Bio: Fallou Ngom is Professor of Anthropology and former Director of the African Studies Center at Boston University. His research focuses on the interactions between African languages and non-African languages, the adaptations of Islam in Africa, and African Ajami literatures (records of African languages written in Arabic script). He seeks to understand the knowledge buried in African Ajami literatures and the historical, social, cultural, and religious heritage that has found expression in this manner. He has held Fulbright, ACLS, and Guggenheim fellowships. His research has been supported by the British Library Endangered Archives Programme and the National Endowment for the Humanities. He is the founder and leader of the African Ajami Library at Boston University, the largest digital repository of Ajami texts in America. His work has appeared in African Studies Review, History Compass, Islamic Africa, Journal of Arabic and Islamic Studies, Journal of Multilingual and Multicultural Development, Language Variation and Change, and International Journal of the Sociology of Language. His book, Muslims beyond the Arab World: The Odyssey of Ajami and the Muridyya (Oxford University Press, 2016), won the 2017 Melville J. Herskovits Prize for the best book in African studies.

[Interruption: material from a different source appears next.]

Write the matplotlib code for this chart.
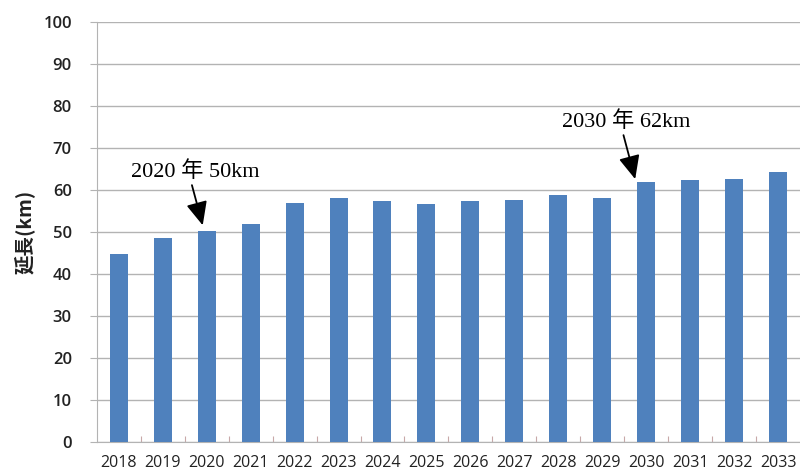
import matplotlib.pyplot as plt
import numpy as np

years = ["2018", "2019", "2020", "2021", "2022", "2023", "2024", "2025",
         "2026", "2027", "2028", "2029", "2030", "2031", "2032", "2033"]
lengths = [44.8, 48.5, 50.2, 51.8, 56.8, 58.0, 57.5, 56.7,
           57.5, 57.7, 58.8, 58.1, 61.9, 62.3, 62.6, 64.3]
y_ticks = [0, 10, 20, 30, 40, 50, 60, 70, 80, 90, 100]

BAR_COLOR = "#4f81bd"
GRID_COLOR = "#b3b3b3"

fig = plt.figure(figsize=(8, 4.74), dpi=100)
ax = fig.add_axes([0.121, 0.0675, 0.879, 0.886])

x = np.arange(len(years))
ax.bar(x, lengths, width=0.41, color=BAR_COLOR, zorder=3)

ax.set_xlim(-0.5, len(years) - 0.5)
ax.set_ylim(0, 100)
ax.set_yticks(y_ticks)
ax.set_yticklabels([str(v) for v in y_ticks], fontsize=12,
                   family="Open Sans", fontweight="semibold", color="#222222")
ax.set_xticks(x)
ax.set_xticklabels(years, fontsize=11.5, family="Open Sans", color="#222222")
ax.tick_params(axis="x", length=0, pad=9)
ax.set_xticks(np.arange(len(years) - 1) + 0.5, minor=True)
ax.tick_params(axis="x", which="minor", direction="in", length=4,
               color="#c8a8a8", width=0.8)
ax.tick_params(axis="y", length=5, color=GRID_COLOR, pad=13)

ax.grid(axis="y", color=GRID_COLOR, linewidth=1.0, zorder=0)
for side in ["top", "right"]:
    ax.spines[side].set_visible(False)
ax.spines["left"].set_color(GRID_COLOR)
ax.spines["bottom"].set_color(GRID_COLOR)

ax.set_ylabel("延長(km)", fontsize=14, family="Noto Sans CJK JP",
              fontweight="bold", color="#222222", labelpad=6)

note_font = ["Liberation Serif", "Noto Sans CJK JP"]
arrow = dict(arrowstyle="-|>,head_length=0.6,head_width=0.27", color="black",
             lw=1.3, mutation_scale=24, shrinkA=0, shrinkB=0,
             relpos=(0.45, 0.5))
ax.annotate("2020 年 50km", xy=(1.91, 51.6), xytext=(1.73, 64.3),
            ha="center", va="center", fontsize=16, family=note_font,
            arrowprops=arrow)
ax.annotate("2030 年 62km", xy=(11.75, 62.6), xytext=(11.55, 76.2),
            ha="center", va="center", fontsize=16, family=note_font,
            arrowprops=arrow)

plt.savefig("out.png", dpi=100)
plt.close()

Abstract: Sub-Saharan African is generally misconstrued as largely illiterate due to the legacy of the Eurocentric tradition that defines literacy as the ability to read and write in European languages and the Roman script. Yet, millions of sub-Saharan Africans have been reading and writing various kinds of religious and non-religious texts in Arabic and their local languages using enriched forms of the Arabic script known as Ajami or locally invented scripts such as Ge’ez, Bamum, Nko, and other writing systems. This lecture focuses on African Ajami manuscripts and shows what scholars and students of Africa stand to gain by studying Ajami texts produced by both the elites and the masses across Africa. In this lecture, I hope to demonstrate how the study of African Ajami manuscripts will enhance research and teaching in the humanities and social sciences and force revisions of various aspects of our understanding of pre-colonial, colonial, and post-colonial Africa.